Het is voor alle lezers duidelijk wat hier bedoeld wordt. Al filosoferend pluist de schrijver zich een weg verder door het boek en komt vervolgens met de volgende stelling:

Boekenkrant

“Maar zou de hedendaagse roman niet meer moeten doen dan een conceptueel adequaat commentaar geven op de eigen tijd? Kan hij niet ook een kiem van verzet zaaien door aan de consumptiedrang te ontsnappen, door koppig te laten ervaren hoeveel onverwoestbare, banale, fantastische, treurige, bittere eigenheid er schuilt in onze gang door een voor geformatteerde wereld? Juist hierin zou de roman, een burgerlijk en misschien wel conservatief genre, zich kunnen onderscheiden van de huidige beeldende kunst, die in haar even expliciete als eenduidige kritiek op het kapitalisme en de surveillancestaat zelf dreigt te veranderen in een serieproduct.”

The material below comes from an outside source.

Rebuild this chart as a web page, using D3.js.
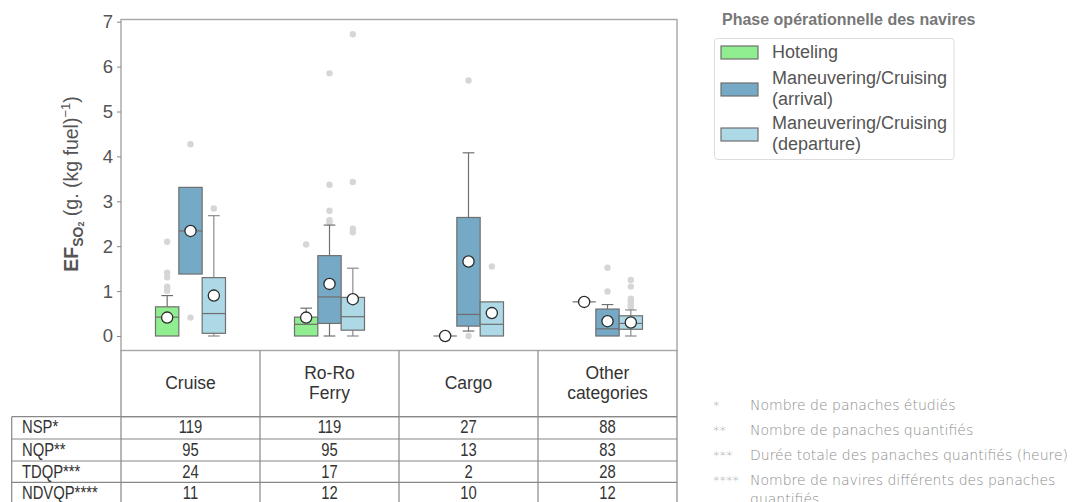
<!DOCTYPE html>
<html>
<head>
<meta charset="utf-8">
<script src="https://cdn.jsdelivr.net/npm/d3@7"></script>
<style>
  html, body { margin: 0; padding: 0; background: #fff; overflow: hidden; }
  svg { display: block; }
</style>
</head>
<body>
<svg id="chart" width="1072" height="502"></svg>
<script>
// Ship categories and operational phases
const categories = ["Cruise", "Ro-Ro Ferry", "Cargo", "Other categories"];
const categoryLines = [["Cruise"], ["Ro-Ro", "Ferry"], ["Cargo"], ["Other", "categories"]];
const phases = ["Hoteling", "Maneuvering/Cruising (arrival)", "Maneuvering/Cruising (departure)"];
const phaseLines = [["Hoteling"], ["Maneuvering/Cruising", "(arrival)"], ["Maneuvering/Cruising", "(departure)"]];
const phaseColors = ["#90ee90", "#76a9c5", "#add8e6"];

// Box statistics per category: [whiskerLow, q1, median, q3, whiskerHigh, mean]
const hotelingStats = [
  [0.00, 0.00, 0.42, 0.65, 0.90, 0.41],
  [0.00, 0.00, 0.26, 0.42, 0.62, 0.41],
  [0.00, 0.00, 0.00, 0.00, 0.00, 0.00],
  [0.76, 0.76, 0.76, 0.76, 0.76, 0.76]
];
const arrivalStats = [
  [1.38, 1.38, 2.34, 3.31, 3.31, 2.34],
  [0.00, 0.28, 0.87, 1.79, 2.47, 1.16],
  [0.11, 0.22, 0.48, 2.64, 4.08, 1.66],
  [0.00, 0.00, 0.16, 0.60, 0.70, 0.33]
];
const departureStats = [
  [0.00, 0.06, 0.50, 1.30, 2.68, 0.90],
  [0.00, 0.13, 0.43, 0.86, 1.51, 0.82],
  [0.00, 0.00, 0.26, 0.76, 0.76, 0.51],
  [0.00, 0.15, 0.28, 0.45, 0.58, 0.30]
];

// Outliers per category
const hotelingOutliers = [[2.10, 1.41, 1.31, 1.10, 1.05, 1.01], [2.04], [], []];
const arrivalOutliers = [[4.27, 0.41], [5.85, 3.37, 2.79, 2.58, 2.53], [5.69, 0.00], [1.52, 0.99]];
const departureOutliers = [[2.84], [6.72, 3.43, 2.39, 2.31], [1.55], [1.25, 1.10, 0.83, 0.77, 0.72, 0.68, 0.64]];

// Summary table below the plot
const tableRowLabels = ["NSP*", "NQP**", "TDQP***", "NDVQP****"];
const nspValues = [119, 119, 27, 88];
const nqpValues = [95, 95, 13, 83];
const tdqpValues = [24, 17, 2, 28];
const ndvqpValues = [11, 12, 10, 12];

const yTicks = [0, 1, 2, 3, 4, 5, 6, 7];

const footnoteMarks = ["*", "**", "***", "****"];
const footnoteTexts = [
  ["Nombre de panaches  étudiés"],
  ["Nombre de panaches quantifiés"],
  ["Durée totale des panaches quantifiés (heure)"],
  ["Nombre de navires différents des panaches", "quantifiés"]
];

const svg = d3.select("#chart");
const font = "'Liberation Sans', Arial, sans-serif";

const plot = { left: 121, right: 677, top: 19.5, bottom: 350.5 };

const x = d3.scaleBand().domain(categories).range([plot.left, plot.right]).padding(0);
const xPhase = d3.scaleBand().domain(phases).range([-35, 35]).padding(0);
const y = d3.scaleLinear().domain([0, 7]).range([336, 21.7]);

const statsByPhase = [hotelingStats, arrivalStats, departureStats];
const outliersByPhase = [hotelingOutliers, arrivalOutliers, departureOutliers];

// Plot frame
svg.append("rect")
  .attr("x", plot.left).attr("y", plot.top)
  .attr("width", plot.right - plot.left).attr("height", plot.bottom - plot.top)
  .attr("fill", "none").attr("stroke", "#a6a6a6").attr("stroke-width", 1.4);

// Y axis
const yAxis = svg.append("g")
  .attr("transform", `translate(${plot.left},0)`)
  .call(d3.axisLeft(y).tickValues(yTicks).tickSize(4).tickPadding(4).tickFormat(d3.format("d")));
yAxis.select(".domain").remove();
yAxis.selectAll(".tick line").attr("stroke", "#888");
yAxis.selectAll(".tick text").attr("fill", "#555").style("font-family", font).style("font-size", "18.5px");

// Y label
const yLabel = svg.append("text")
  .attr("transform", "translate(78,184) rotate(-90)")
  .attr("text-anchor", "middle")
  .attr("fill", "#555")
  .style("font-family", font).style("font-size", "19.5px");
yLabel.append("tspan").attr("font-weight", "bold").text("EF");
yLabel.append("tspan").attr("dy", 5).attr("font-weight", "bold").style("font-size", "14px").text("SO");
yLabel.append("tspan").attr("dy", 1).style("font-size", "9px").attr("font-weight", "bold").text("2");
yLabel.append("tspan").attr("dy", -6).text(" (g. (kg fuel)");
yLabel.append("tspan").attr("dy", -8).style("font-size", "13px").text("−1");
yLabel.append("tspan").attr("dy", 8).text(")");

// Boxes
const edge = "#6f6f6f";
const boxW = xPhase.bandwidth();
categories.forEach((cat, ci) => {
  const cx = x(cat) + x.bandwidth() / 2;
  phases.forEach((ph, pi) => {
    const s = statsByPhase[pi][ci];
    const [lo, q1, med, q3, hi, mean] = s;
    const x0 = cx + xPhase(ph);
    const xm = x0 + boxW / 2;
    const g = svg.append("g");
    // outliers
    g.selectAll("circle.out").data(outliersByPhase[pi][ci]).join("circle")
      .attr("cx", xm).attr("cy", d => y(d)).attr("r", 3.2).attr("fill", "#d6d6d6");
    // whiskers
    const capHalf = boxW * 0.25;
    const wColor = pi === 2 ? "#8c8c8c" : edge;
    if (hi > q3) {
      g.append("line").attr("x1", xm).attr("x2", xm).attr("y1", y(q3)).attr("y2", y(hi)).attr("stroke", wColor).attr("stroke-width", 1.2);
      g.append("line").attr("x1", xm - capHalf).attr("x2", xm + capHalf).attr("y1", y(hi)).attr("y2", y(hi)).attr("stroke", wColor).attr("stroke-width", 1.2);
    }
    if (lo < q1) {
      g.append("line").attr("x1", xm).attr("x2", xm).attr("y1", y(q1)).attr("y2", y(lo)).attr("stroke", wColor).attr("stroke-width", 1.2);
      g.append("line").attr("x1", xm - capHalf).attr("x2", xm + capHalf).attr("y1", y(lo)).attr("y2", y(lo)).attr("stroke", wColor).attr("stroke-width", 1.2);
    }
    // box
    if (q3 > q1) {
      g.append("rect").attr("x", x0).attr("y", y(q3)).attr("width", boxW).attr("height", y(q1) - y(q3))
        .attr("fill", phaseColors[pi]).attr("stroke", edge).attr("stroke-width", 1.2);
    }
    // median
    g.append("line").attr("x1", x0).attr("x2", x0 + boxW).attr("y1", y(med)).attr("y2", y(med))
      .attr("stroke", edge).attr("stroke-width", 1.2);
    // mean marker
    g.append("circle").attr("cx", xm).attr("cy", y(mean)).attr("r", 5.6)
      .attr("fill", "#fff").attr("stroke", "#2b2b2b").attr("stroke-width", 1.3);
  });
});

// Category table
const tableStroke = "#888";
const catTop = plot.bottom, catBottom = 416.7;
svg.append("line").attr("x1", plot.left).attr("x2", plot.right).attr("y1", catBottom).attr("y2", catBottom).attr("stroke", tableStroke).attr("stroke-width", 1.2);
const colEdges = categories.map(c => x(c)).concat([plot.right]);
colEdges.forEach(cx => {
  svg.append("line").attr("x1", cx).attr("x2", cx).attr("y1", catTop).attr("y2", 502).attr("stroke", tableStroke).attr("stroke-width", 1.2);
});
categories.forEach((cat, ci) => {
  const lines = categoryLines[ci];
  const cx = x(cat) + x.bandwidth() / 2;
  const t = svg.append("text").attr("text-anchor", "middle").attr("fill", "#333")
    .style("font-family", font).style("font-size", "17.5px");
  const startY = 389 - (lines.length - 1) * 10;
  lines.forEach((ln, li) => {
    t.append("tspan").attr("x", cx).attr("y", startY + li * 20).text(ln);
  });
});

// Data table (condensed text)
const rowEdges = [416.7, 439, 461, 482.3, 504];
const tableLeft = 11.7;
rowEdges.forEach(ry => {
  svg.append("line").attr("x1", tableLeft).attr("x2", plot.right).attr("y1", ry).attr("y2", ry).attr("stroke", tableStroke).attr("stroke-width", 1.2);
});
svg.append("line").attr("x1", tableLeft).attr("x2", tableLeft).attr("y1", rowEdges[0]).attr("y2", 504).attr("stroke", tableStroke).attr("stroke-width", 1.2);
const rowValues = [nspValues, nqpValues, tdqpValues, ndvqpValues];
const squeeze = 0.8;
tableRowLabels.forEach((lab, ri) => {
  const cy = rowEdges[ri] + 16.5;
  svg.append("text").attr("transform", `translate(22,${cy}) scale(${squeeze},1)`).attr("fill", "#333")
    .style("font-family", font).style("font-size", "18.5px").text(lab);
  rowValues[ri].forEach((v, ci) => {
    svg.append("text")
      .attr("transform", `translate(${x(categories[ci]) + x.bandwidth() / 2},${cy}) scale(${squeeze},1)`)
      .attr("text-anchor", "middle").attr("fill", "#333")
      .style("font-family", font).style("font-size", "18.5px").text(v);
  });
});

// Legend
svg.append("text").attr("x", 722).attr("y", 25).attr("fill", "#777").attr("font-weight", "bold")
  .style("font-family", font).style("font-size", "16px").text("Phase opérationnelle des navires");
svg.append("rect").attr("x", 714.5).attr("y", 38.5).attr("width", 239.5).attr("height", 121).attr("rx", 3)
  .attr("fill", "#fff").attr("stroke", "#dcdcdc").attr("stroke-width", 1);
const patchY = [46, 83, 128];
const labelY = [[58], [84, 105], [129, 150]];
phases.forEach((ph, pi) => {
  svg.append("rect").attr("x", 721).attr("y", patchY[pi]).attr("width", 37).attr("height", 13)
    .attr("fill", phaseColors[pi]).attr("stroke", edge).attr("stroke-width", 1.2);
  phaseLines[pi].forEach((ln, li) => {
    svg.append("text").attr("x", 772).attr("y", labelY[pi][li]).attr("fill", "#555")
      .style("font-family", font).style("font-size", "18px").text(ln);
  });
});

// Footnotes
const fnFont = "'DejaVu Sans', sans-serif";
const fnY = [410, 435, 460, 485];
footnoteMarks.forEach((m, i) => {
  svg.append("text").attr("x", 713).attr("y", fnY[i]).attr("fill", "#9a9a9a")
    .style("font-family", fnFont).style("font-weight", 200).style("font-size", "13px").text(m);
  footnoteTexts[i].forEach((ln, li) => {
    svg.append("text").attr("x", 750).attr("y", fnY[i] + li * 19).attr("fill", "#8c8c8c")
      .style("font-family", fnFont).style("font-weight", 200).style("font-size", "14px").text(ln);
  });
});
</script>
</body>
</html>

Ook hier is duidelijk wat de auteur wil zeggen, maar je kunt je niet aan de indruk onttrekken dat het wel wat toegankelijker opgeschreven had kunnen worden. De lezer die dit boek aanschaft na het lezen van de achterflap krijgt iets heel anders dan wat daar gesuggereerd wordt. Geen luchtig en makkelijk leesvoer maar een dikke stugge brij van stellingen die schuren en tot nadenken aanzetten. En daar moet je maar net zin in hebben.